Saeco Talea Giro Plus Espresso Machine
- Fine controls are a lot to think about before you’ve had your coffee
- Frequent cleaning required or, I guess, a decision not to care
- Hipsters say Saeco was better before Philips bought them
- 57-oz. water tank won’t hold that whole 128 ounce drink
- Must provide your own Fiona Apple and Digable Planets CDs
- It’s a refurb
Sexagintuple Frappuccino, Shmexagintuple Shmrappuccino.
Back in May, this guy Andrew Chifari was hailed as an Internet hero for using his Starbucks loyalty reward of a “free drink” to fill a 128-ounce glass with 60 shots of espresso and a confectionery’s worth of mix-ins. The Starbucks loyalty program picked up the $54.75 tab - a new record according to people who actually keep track of that kind of thing.
Not bad. Not bad. We appreciate the intent: slurp it to The Man! But then Andrew fumbled his shot at immortality by taking five days to drink the whole thing.

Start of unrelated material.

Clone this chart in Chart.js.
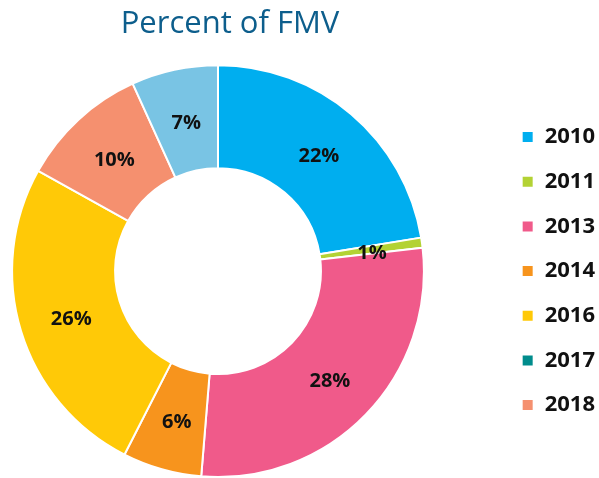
<!DOCTYPE html>
<html>
<head>
<meta charset="utf-8">
<script src="https://cdn.jsdelivr.net/npm/chart.js@4.4.1/dist/chart.umd.min.js"></script>
<style>
  html, body { margin: 0; padding: 0; background: #ffffff; }
  #wrap { width: 599px; height: 478px; position: relative; }
</style>
</head>
<body>
<div id="wrap"><canvas id="c"></canvas></div>
<script>
// ---- Data ----
const categories = ['2010', '2011', '2013', '2014', '2016', '2017', '2018', 'Other'];
const percentValues = [22.4, 0.8, 28.1, 6.2, 25.6, 0, 10.1, 6.8];
const sliceColors = ['#00AEEF', '#B3D234', '#F05A8A', '#F7941D', '#FFC907', '#008C8C', '#F5906F', '#79C4E4'];
const legendCount = 7; // the reference legend lists the first seven categories
const chartTitle = 'Percent of FMV';

// ---- Plugins ----
const sliceLabels = {
  id: 'sliceLabels',
  afterDatasetsDraw(chart) {
    const ctx = chart.ctx;
    const meta = chart.getDatasetMeta(0);
    const data = chart.data.datasets[0].data;
    ctx.save();
    ctx.fillStyle = '#111111';
    ctx.font = 'bold 20px "Open Sans"';
    ctx.textAlign = 'center';
    ctx.textBaseline = 'middle';
    meta.data.forEach((arc, i) => {
      if (!data[i]) return;
      const p = arc.tooltipPosition();
      ctx.fillText(Math.round(data[i]) + '%', p.x + 1, p.y + 3);
    });
    ctx.restore();
  }
};

const legendPlacement = {
  id: 'legendPlacement',
  beforeInit(chart) {
    const origFit = chart.legend.fit;
    chart.legend.fit = function () {
      origFit.call(this);
      this.width = 163;
    };
  },
  afterLayout(chart) {
    const l = chart.legend;
    l.left = 499;
    l.right = 599;
    const t = chart.titleBlock;
    if (t) { t.left += 12; t.right += 12; }
  }
};

new Chart(document.getElementById('c'), {
  type: 'doughnut',
  data: {
    labels: categories,
    datasets: [{
      data: percentValues,
      backgroundColor: sliceColors,
      borderColor: '#ffffff',
      borderWidth: 2,
      hoverOffset: 0
    }]
  },
  options: {
    responsive: true,
    maintainAspectRatio: false,
    animation: false,
    cutout: '50%',
    layout: { padding: 0 },
    plugins: {
      title: {
        display: true,
        text: chartTitle,
        fullSize: false,
        color: '#0D5E8C',
        font: { family: '"Open Sans"', size: 31, weight: 'normal', lineHeight: 1.2 },
        padding: { top: 6, bottom: 21 }
      },
      legend: {
        display: true,
        position: 'right',
        fullSize: false,
        labels: {
          boxWidth: 12,
          boxHeight: 12,
          padding: 22.67,
          color: '#111111',
          font: { family: '"Open Sans"', size: 22, weight: 'bold' },
          filter: (item) => item.index < legendCount
        }
      },
      tooltip: { enabled: false }
    }
  },
  plugins: [sliceLabels, legendPlacement]
});
</script>
</body>
</html>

Andrew. Andrew! Just imagine how bad-ass it would’ve been if you’d toted that vase full of caffeine and sugar back to a stool in front of the window, casually flipped open the local free weekly, and guzzled all 128 ounces before you made it to the massage parlor ads. That would’ve been a feat nobody could top simply by bringing in a bigger glass.

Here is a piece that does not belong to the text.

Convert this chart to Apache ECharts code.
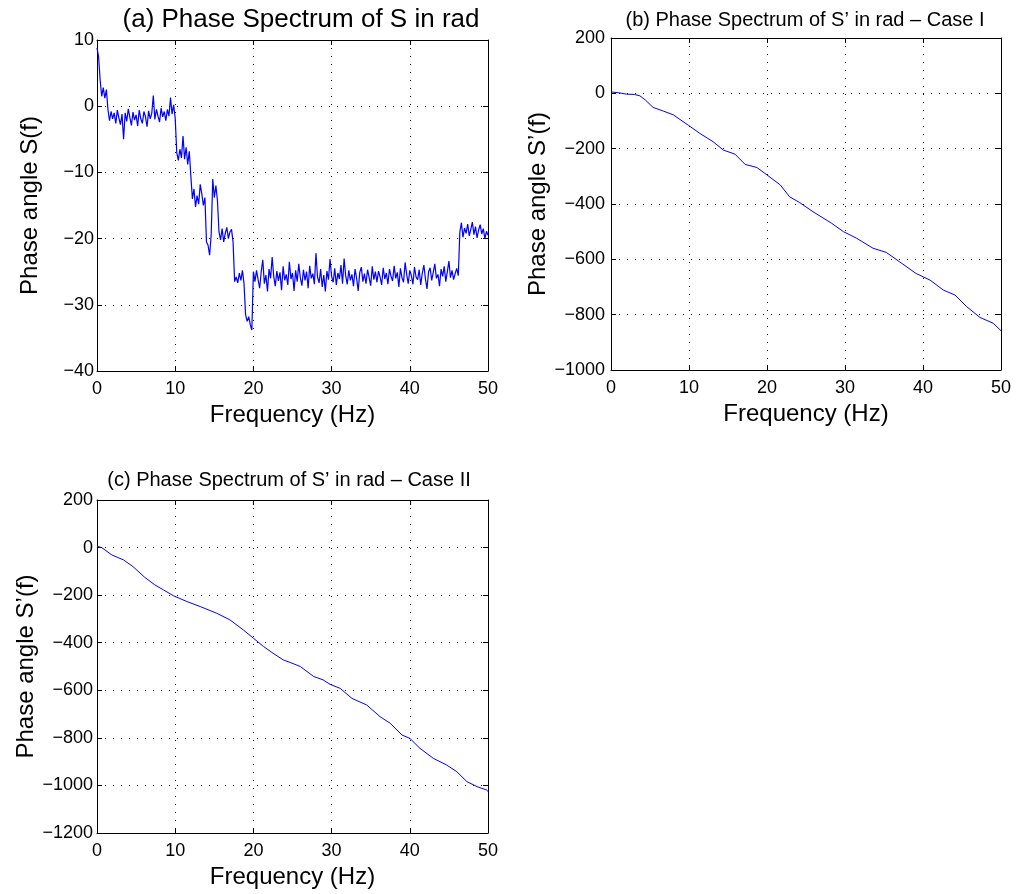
<!DOCTYPE html>
<html><head><meta charset="utf-8">
<script src="https://cdn.jsdelivr.net/npm/echarts@6/dist/echarts.min.js"></script>
<style>html,body{margin:0;padding:0;background:#fff}#c{width:1019px;height:894px}</style>
</head><body><div id="c"></div>
<script>
// (a) phase of S, sampled every 0.2 Hz from 0 to 50 Hz
const freqStepA = 0.2;
const phaseA = [
  8.8, 7.5, 4.0, 1.5, 2.8, 1.2, 2.5,
  -0.5, -2.2, -0.8, -1.9, -1.0, -2.6, -0.6, -1.8, -2.8, -1.2,
  -5.0, -1.0, -2.3, -0.4, -1.7, -2.9, -0.9, -2.1, -1.3, -3.0,
  -0.6, -1.9, -2.6, -0.8, -1.6, -3.1, -0.7, -1.9, -1.1, 1.6,
  -2.0, -0.5, -1.5, -2.4, -0.3, -1.6, -0.8, -2.2, -0.5, -1.5,
  1.3, -1.2, 0.2, -1.8,
  -7.0, -8.2, -6.5, -7.8, -4.5, -8.0, -6.2, -8.8, -6.8, -10.5,
  -14.0, -12.5, -15.2, -13.5, -14.8, -11.8, -13.2, -15.0, -13.8, -20.5,
  -21.0, -22.5, -19.5, -11.0, -13.8, -12.0, -14.2, -19.0, -20.2, -18.5,
  -20.5, -19.2, -18.3, -20.0, -19.0, -18.6, -20.5, -26.5, -25.8, -26.7,
  -25.2, -26.3, -24.8, -26.8, -31.5, -32.5, -31.8, -33.0, -33.8, -25.0,
  -26.5, -24.8, -26.2, -27.5, -25.0, -23.2, -26.8, -25.5, -28.0, -24.6,
  -26.0, -22.8, -25.7, -27.2, -24.9, -26.4, -25.1, -27.8, -24.2, -26.3,
  -25.4, -27.0, -23.5, -26.1, -25.2, -27.9, -24.8, -26.5, -23.8, -25.9,
  -27.1, -24.7, -26.3, -25.0, -27.5, -24.1, -26.0, -25.3, -26.9, -22.2,
  -25.8, -26.7, -24.6, -27.3, -25.5, -28.0, -24.9, -26.2, -23.1, -25.7,
  -26.6, -24.5, -27.0, -25.2, -26.1, -24.0, -26.8, -23.0, -25.6, -26.9,
  -24.8, -26.3, -25.4, -27.2, -24.6, -26.0, -27.9, -25.1, -24.3, -26.5,
  -25.3, -26.8, -24.7, -25.9, -27.1, -24.2, -26.2, -25.0, -26.6, -24.9,
  -25.8, -27.0, -24.4, -26.1, -25.2, -26.9, -24.6, -25.7, -26.4, -24.1,
  -26.0, -25.1, -27.3, -24.5, -25.9, -26.6, -23.6, -25.4, -26.8, -24.8,
  -25.6, -26.9, -24.3, -25.8, -26.2, -24.7, -27.0, -25.2, -24.0, -26.1,
  -27.6, -25.0, -24.4, -26.3, -25.1, -23.8, -26.0, -25.4, -27.2, -24.6,
  -25.7, -24.2, -26.5, -25.0, -23.4, -25.9, -24.8, -26.2, -25.3, -24.5,
  -25.6,
  -19.0, -17.6, -19.8, -18.4, -19.2, -17.8, -19.6, -18.6, -17.5, -19.4,
  -18.2, -19.9, -18.7, -17.9, -19.3, -18.5, -20.0, -18.9, -19.5
];

// (b) Case I
const freqB = [0, 1, 2, 3, 3.7, 4.4, 5.4, 6.7, 8.0, 9.9, 11.4, 13.1, 14.4, 15.9, 17.2, 18.7, 20.0, 21.7, 22.9, 24.2,
  25.9, 28.3, 29.8, 31.5, 33.6, 35.3, 37.0, 39.1, 40.9, 42.6, 44.1, 45.6, 47.3, 49.0, 50];
const phaseB = [5, 2, -3, -4, -9, -24, -51, -64, -78, -115, -145, -175, -205, -220, -257, -268, -295, -331, -374, -395,
  -428, -470, -500, -524, -560, -575, -609, -651, -675, -711, -729, -771, -810, -831, -858];

// (c) Case II
const freqC = [0, 0.6, 1.9, 3.4, 4.6, 6.1, 7.4, 8.5, 9.8, 11.5, 13.2, 15.3, 17.0, 18.7, 20.0, 21.3, 22.5, 23.8, 24.7,
  26.0, 27.7, 28.9, 29.8, 31.1, 32.6, 34.5, 36.2, 37.5, 39.0, 40.0, 41.3, 43.0, 44.7, 46.0, 47.3, 48.6, 49.8, 50];
const phaseC = [5, 0, -31, -52, -80, -125, -157, -178, -203, -227, -248, -276, -304, -346, -381, -416, -444, -472, -483,
  -500, -542, -556, -575, -592, -634, -662, -711, -739, -788, -802, -844, -886, -914, -942, -984, -1005, -1019, -1025];

const titles = ["(a) Phase Spectrum of S in rad", "(b) Phase Spectrum of S\u2019 in rad \u2013 Case I", "(c) Phase Spectrum of S\u2019 in rad \u2013 Case II"];
const xName = "Frequency (Hz)";
const yNames = ["Phase angle S(f)", "Phase angle S\u2019(f)", "Phase angle S\u2019(f)"];

const FONT = '"Liberation Sans", Arial, Helvetica, sans-serif';
const minus = v => String(v).replace('-', '\u2212');

const grids = [
  {left: 97, top: 40, width: 391, height: 331},
  {left: 611, top: 38, width: 390, height: 332},
  {left: 97, top: 500, width: 391, height: 333}
];
const yRanges = [[-40, 10, 10], [-1000, 200, 200], [-1200, 200, 200]];
const yGaps = [55, 58, 59];
const yMargins = [3, 6, 4];

const xAxes = [], yAxes = [], series = [];
const split = {show: true, lineStyle: {color: '#000', width: 1, type: [1, 7]}};
grids.forEach((g, i) => {
  const common = {type: 'value', gridIndex: i,
    axisLine: {show: true, onZero: false, lineStyle: {color: '#000', width: 1}},
    axisTick: {show: true, inside: true, length: 5, lineStyle: {color: '#000'}}};
  xAxes.push(Object.assign({}, common, {position: 'bottom', min: 0, max: 50, interval: 10,
    splitLine: split,
    axisLabel: {fontSize: 18, fontFamily: FONT, color: '#000', margin: 9, formatter: minus},
    name: xName, nameLocation: 'middle', nameGap: 32,
    nameTextStyle: {fontSize: 24, fontFamily: FONT, color: '#000'}}));
  xAxes.push(Object.assign({}, common, {position: 'top', min: 0, max: 50, interval: 10,
    splitLine: {show: false}, axisLabel: {show: false}}));
  const [ymin, ymax, yint] = yRanges[i];
  yAxes.push(Object.assign({}, common, {position: 'left', min: ymin, max: ymax, interval: yint,
    splitLine: split,
    axisLabel: {fontSize: 18, fontFamily: FONT, color: '#000', margin: yMargins[i], formatter: minus},
    name: yNames[i], nameLocation: 'middle', nameGap: yGaps[i], nameRotate: 90,
    nameTextStyle: {fontSize: 24, fontFamily: FONT, color: '#000'}}));
  yAxes.push(Object.assign({}, common, {position: 'right', min: ymin, max: ymax, interval: yint,
    splitLine: {show: false}, axisLabel: {show: false}}));
});

const dataA = phaseA.map((v, i) => [+(i * freqStepA).toFixed(1), v]);
const dataB = freqB.map((f, i) => [f, phaseB[i]]);
const dataC = freqC.map((f, i) => [f, phaseC[i]]);
const widths = [1.2, 1, 1];
[dataA, dataB, dataC].forEach((d, i) => {
  series.push({type: 'line', xAxisIndex: i * 2, yAxisIndex: i * 2, data: d,
    symbol: 'none', showSymbol: false, smooth: false,
    lineStyle: {color: '#0000ff', width: widths[i]}, animation: false, silent: true});
});

const titlePos = [[301, 20, 26], [805, 20, 20], [289, 480, 20]];
const graphic = titles.map((t, i) => ({type: 'text', x: titlePos[i][0], y: titlePos[i][1],
  style: {text: t, fontSize: titlePos[i][2], fontFamily: FONT, fill: '#000', align: 'center', verticalAlign: 'middle'}}));

const chart = echarts.init(document.getElementById('c'), null, {renderer: 'canvas'});
chart.setOption({animation: false, backgroundColor: '#fff', grid: grids, xAxis: xAxes, yAxis: yAxes, series, graphic});
</script></body></html>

Of course, that might have killed you. That’s why you need to train first. This Philips Saeco Giro Espresso Machine is as close as you’re going to get to the professional stuff in your house, especially at this price. Not only will it make exquisitely controlled, delicately balanced espresso - it will also stretch your digestive system, cup by cup, into grotesque shapes never intended by nature, enabling it to accept brutal punishment beyond the limits any internal organ should ever be subjected to.
That way lies legend.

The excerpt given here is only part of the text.